For distances in excess of 30km an Intermediate Regenerator (IR) may be required. This consists of an optical receive line card followed by an optical transmission line card. In-between the receive and transmit cards the signal is converted back to electrical format so that it can be regenerated.
Timing for the line system can be clocked from an external timing source by the use of a built in timing input port. The timing signal can be extracted at the output port for further use in another section of the network.
There are two major differences between an STM-16 line system and a STM-4 one. The first difference is that it can accept 16 tributary signals, either STM-1 or 140Mbit/s PDH.
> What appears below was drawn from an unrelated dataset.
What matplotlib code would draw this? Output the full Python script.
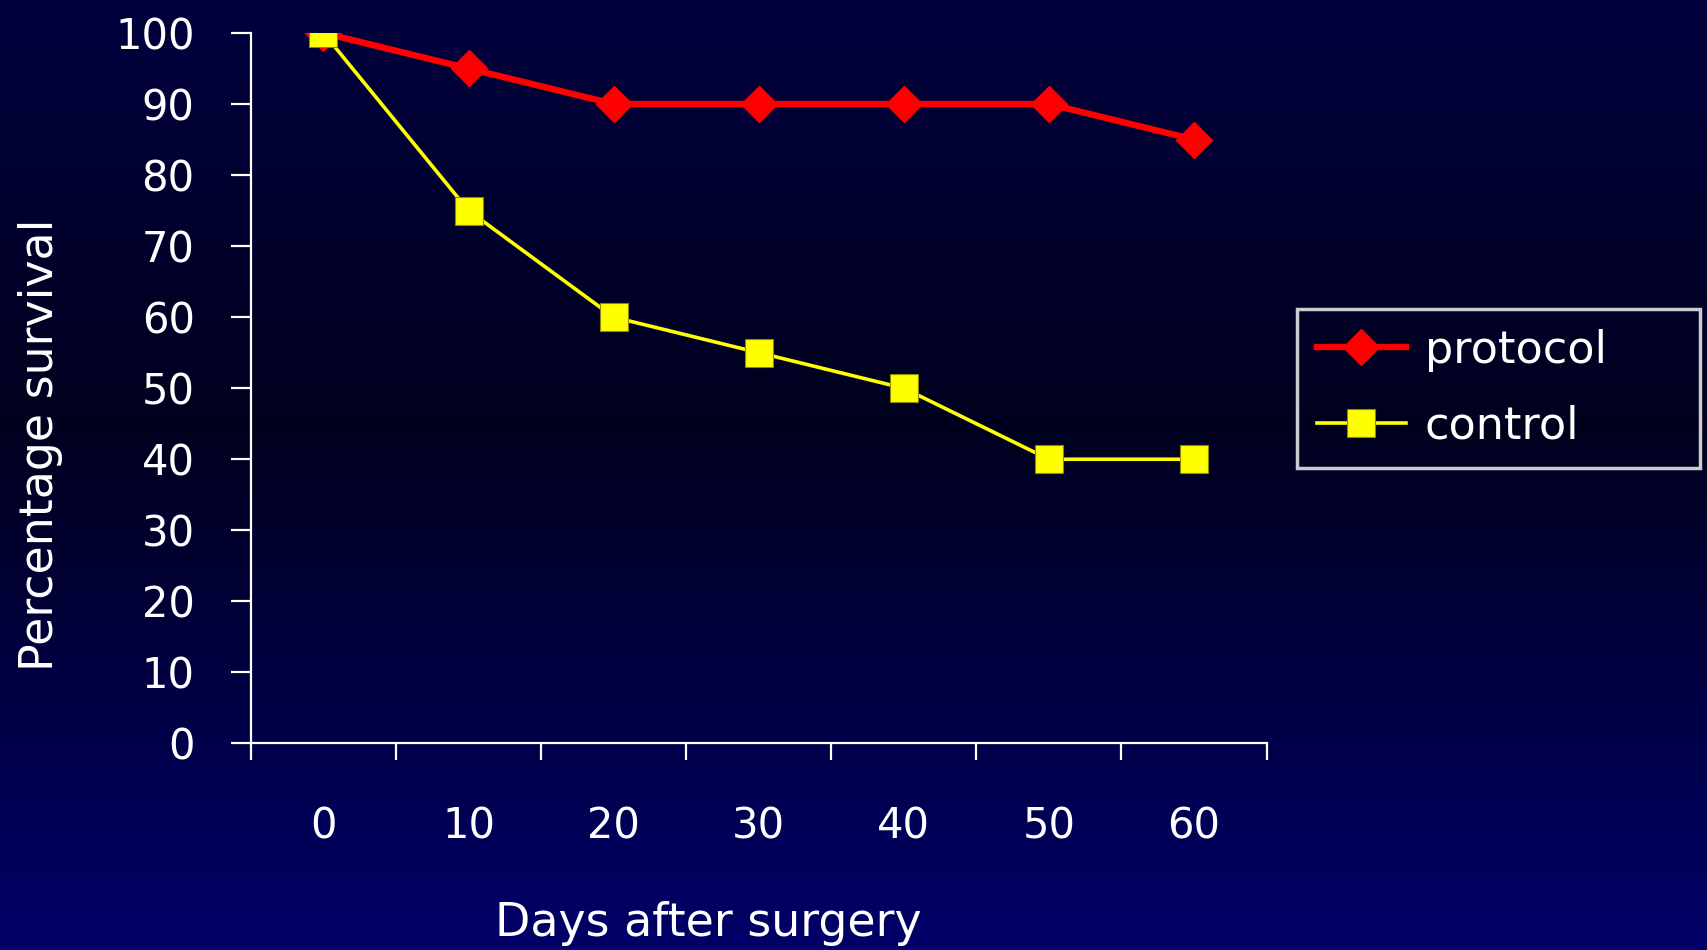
import numpy as np
import matplotlib.pyplot as plt
from matplotlib.colors import LinearSegmentedColormap

# survival data, one value per time point
days = ["0", "10", "20", "30", "40", "50", "60"]
protocol = [100, 95, 90, 90, 90, 90, 85]
control = [100, 75, 60, 55, 50, 40, 40]
yticks = [0, 10, 20, 30, 40, 50, 60, 70, 80, 90, 100]

plt.rcParams['font.family'] = ['DejaVu Sans']
fs = 30

fig = plt.figure(figsize=(17.07, 9.5), dpi=100)

# navy background gradient, black band across the upper middle
bg = fig.add_axes([0, 0, 1, 1], zorder=-10)
cmap = LinearSegmentedColormap.from_list(
    "bg", [(0.0, "#00003e"), (0.45, "#00001e"), (1.0, "#000068")])
grad = np.linspace(0, 1, 512).reshape(-1, 1)
bg.imshow(grad, aspect="auto", cmap=cmap, extent=[0, 1, 0, 1])
bg.axis("off")

ax = fig.add_axes([0.147, 0.2174, 0.595, 0.7479])
ax.set_facecolor("none")

x = np.arange(len(days))
ax.plot(x, protocol, color="#ff0000", lw=4.6, marker="D", ms=18,
        mec="#ff0000", label="protocol", zorder=3)
ax.plot(x, control, color="#ffff00", lw=2.6, marker="s", ms=19.5,
        mec="#8a8a00", mew=0.8, label="control", zorder=4)

ax.set_xlim(-0.5, len(days) - 0.5)
ax.set_ylim(0, 100)

for side in ["top", "right"]:
    ax.spines[side].set_visible(False)
for side in ["left", "bottom"]:
    ax.spines[side].set_color("white")
    ax.spines[side].set_linewidth(1.6)

ax.set_yticks(yticks)
ax.set_yticklabels([str(v) for v in yticks])
ax.tick_params(axis="y", direction="out", length=14.5, width=1.6,
               color="white", labelcolor="white", labelsize=fs, pad=26)

# category labels sit between the tick marks
ax.set_xticks(x)
ax.set_xticklabels(days)
ax.set_xticks(np.arange(len(days) + 1) - 0.5, minor=True)
ax.tick_params(axis="x", which="major", length=0, labelcolor="white",
               labelsize=fs, pad=44.5)
ax.tick_params(axis="x", which="minor", direction="out", length=12,
               width=1.6, color="white")

fig.text(0.415, 0.028, "Days after surgery", color="white", fontsize=33,
         ha="center", va="center")
fig.text(0.024, 0.532, "Percentage survival", color="white", fontsize=33,
         ha="center", va="center", rotation=90)

# legend box stretched to a fixed width on the right
lx0, ly1 = 1297 / 1707, 1 - 309 / 950
lw, lh = 403 / 1707, 155 / 950
leg = ax.legend(loc="upper left", bbox_to_anchor=(lx0, ly1 - lh, lw, lh),
                bbox_transform=fig.transFigure, mode="expand", frameon=True,
                fancybox=False, fontsize=32, handlelength=2.0,
                handletextpad=0.42, borderpad=0.45, labelspacing=0.74,
                borderaxespad=0)
frame = leg.get_frame()
frame.set_facecolor("none")
frame.set_edgecolor("white")
frame.set_linewidth(2.5)
for t in leg.get_texts():
    t.set_color("white")

fig.savefig("out.png", dpi=100)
The second and major difference between them is that the STM-16 line system can incorporate an optional multiplex section path to provide a back up path in case the primary fibre optic path fails. Network operators do not always use the optional multiplex section path as this is dependent upon the cost required to provide the path balanced against the traffic importance allocated to the link.
The basic function of SDH cross connect equipment is to switch network signals, usually in the form of STM-N, in the same way that a telephone exchange switches calls.
Cross-connects are known as DXCs within Europe and DCSs in the United States. For the purposes of this assignment we shall use the DXC classification. Normally the type of DXC is indicated in the format DXC p/q, where p is the hierarchical order of the port bit rate and q is the hierarchical order of the traffic component that is switched within that port bit rate.
DXCs divert signals between traffic streams and can be fully controlled by software. Also a DXC integrates the functions of line termination/multiplexing and the automatic reconfiguration of signals into one unit. This ensures that traffic routes can be easily changed to allow for congestion, link failures and to minimise costs.
Some cross-connect designs allow all traffic interfaces to be in PDH form for compatibility with existing equipment. In particular, these designs might allow the p hierarchical level in a DXC p/q cross-connect to be at either 34 or 140 Mbit/s in PDH format, as an alternative to STM-1. This is so that network flexibility becomes available where a SDH infrastructure does not yet exist. In these cross-connects, a port at 34 or 140 Mbit/s can include embedded PDH multiplex equipment for internal conversion to and from 2 Mbit/s thus providing a multiplexer function between PDH and SDH areas of the network.
DXCs occur in two main types, high order and low order.
Higher order cross-connects can be used to switch up to 64 x STM-1signals. They are designated as DXC 4/4.
A DXC 4/4 can switch the following signals:
The switch deals with the various inputs to be switched by processing them all into AU-4s before actually switching them.
Lower order cross-connects (DXC 4/1 or 1/1, the "1" denoting primary rate at 1.5 or 2 Mbit/s) are used for time switching leased lines, consolidation, and service restoration. They switch traffic components down to primary rate, usually having options to switch alternatively at the intermediate rate of 34 or 45 Mbit/s.
The DXC 4/1 is both a switch and a multiplexer. It can switch low order paths into 140Mbit/s, or STM-1, signals. Also it has the ability to cross connect any VC type (VC-12, VC-2, VC-3 & VC-4). It can be configured for use with a wide range of Plesiochronous & Synchronous interfaces.
In actuality DXCs are usually combined to provide maximum switching flexibility.
This of combination of switches is extremely versatile e.g. a VC-12 can be switched into an STM-1 signal purely by software control.
One of the major uses of DXCs is that of consolidation and grooming. Consolidation is a process of taking several partly used incoming stream, from various users, and combining them into one outgoing stream. Grooming is the process of combining several streams owned by a customer into one steam i.e. several different locations can present their traffic to the SDH network where it can be combined into one stream for delivery to a final destination location. Also grooming can be used to combine the same types of traffic on one stream e.g. voice, data etc. The Diagram below gives schematic examples of this.
We have now examined all the major components of an SDH network and it is time to show how the various network topologies, levels and hardware fit together.
Traditional networks make use of mesh and hub (i.e., star) arrangements, but with the help of DXCs and hub multiplexers SDH allows for far greater flexibility. SDH also enables the combining of standard network topologies with rings and chains of ADMs to improve flexibility and reliability across the core and access areas of a network.
We have already seen how ADMs can be used to provide a ring network but in reality a SDH network is liable to be much more complicated. The diagram below gives an example of how SDH ADMs and DXCs can be combined together to provide a realistic network.
Another example is also provided below to give a schematic representation of how a SDH network may be tiered.
In the diagram a client is accessing the SDH network at the STM-4 ring via a dual parented SDH-1 multiplexor. Also a DLE is accessing the network along with other network elements such as 64kbit/s and ATM traffic links. This shows the ability of a SDH system to convey mixed traffic types over the same network.
In the Inner core layer at the lower levels ADMs are generally used. As we move up into the higher levels these are replaced by DXC equipment. In practice the higher level of the inner core could be connected to a large gateway link (i.e. International Gateways) to allow large volumes of STM-N traffic to be routed to other large SDH networks.
Most SDH networks are based on the principles illustrated above i.e. STM-1 & 4 rings in the outer core and a mixture of STM-16 and DXC’s in the inner core.